INSPIRE , the next-generation high energy physics information system developed by a team from CERN, DESY, Fermilab and SLAC, is nearing production status but still very much open to feedback.

INSPIRE is the successor to SPIRES-HEP, the 40-year-old information system originally designed to provide access to preprints, or scientific papers that have not yet been published in peer-reviewed journals. Timely access to preprints can prevent duplicated effort, confirm or discount the direction of a proposed experiment or provide a vital clue to a struggling researcher, but the publication process can take weeks, months—even years. In addition to providing access to preprints, SPIRES now serves a role in providing access to all high energy physics literature, both pre- and post-publication, and is even used to ensure that the preprint version is unified with the final published version.

SPIRES-HEP has been responsible for a series of milestones in its day—including becoming the first database accessible through the World Wide Web in 1991. But SPIRES-HEP has been feeling its age, according to SLAC's Manager of Scientific Information Systems Travis Brooks.

"We get about 50 emails per day" for SPIRES problems, Brooks said, including an increasing number of complaints that SPIRES is simply obsolete—too slow and lacking in features compatible with modern systems. INSPIRE is designed to address these increasingly common complaints, offering faster searches, a variety of search and display options, and more detailed record pages, to name only a few of the upgrades.

"One of the biggest improvements we've made is author disambiguation," or distinguishing between authors with the same name,” Brooks said. In fact, scholarly publications often identify authors by only last name and first initial, a convention he termed "a bear to deal with."

To clear up the confusion with names the development team added a graduate student at CERN to their team who is writing specialized code so cutting-edge that his work on INSPIRE forms the backbone of his PhD thesis in Computer Science, according to Brooks.
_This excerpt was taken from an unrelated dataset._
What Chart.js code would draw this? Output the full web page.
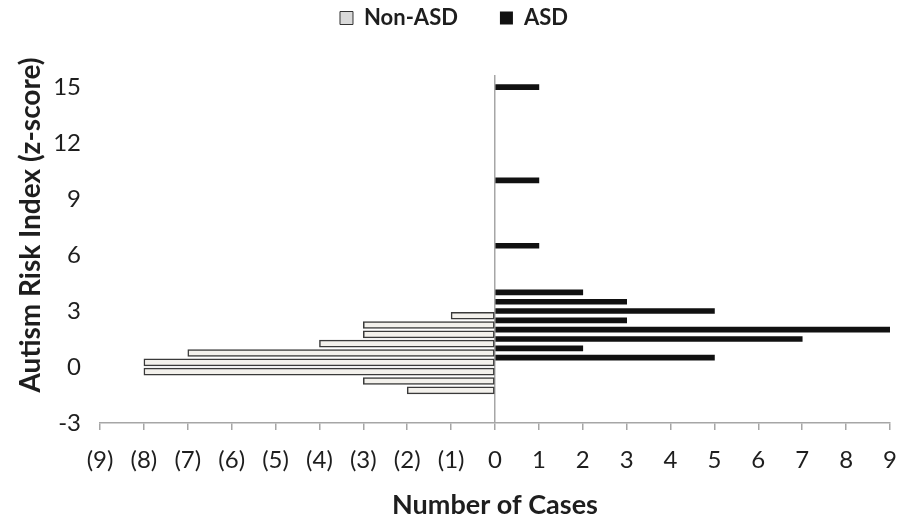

"We're using algorithms hot off the presses to solve these problems," Brooks said. "We're also reaching out to scientists to help." INSPIRE will include tools for users to correct inaccuracies themselves. "The next addition will probably be a tool to help fix citations," he added.

According to Brooks, late summer is the team's target date for turning off SPIRES-HEP and moving solely to INSPIRE, and in the meantime, they welcome feedback. They're making sure they're easy to find—there's a new INSPIRE blog and even a twitter feed.

The adoption of social media reflects the team's philosophy. "One of the most important things for me is to reach out to the community" to both give and receive help and advice, Brooks said. "Now that we have a solid infrastructure there's an opportunity to use this tool to facilitate HEP communication, establishing a dialogue with our users to ensure we meet their needs with regard to the tools we provide as well as the accuracy of our content."

But, as Brooks puts it, "Reading new papers is almost the definition of being a scientist." The core purpose of INSPIRE—to provide access to scientific information quickly and easily—remains unchanged.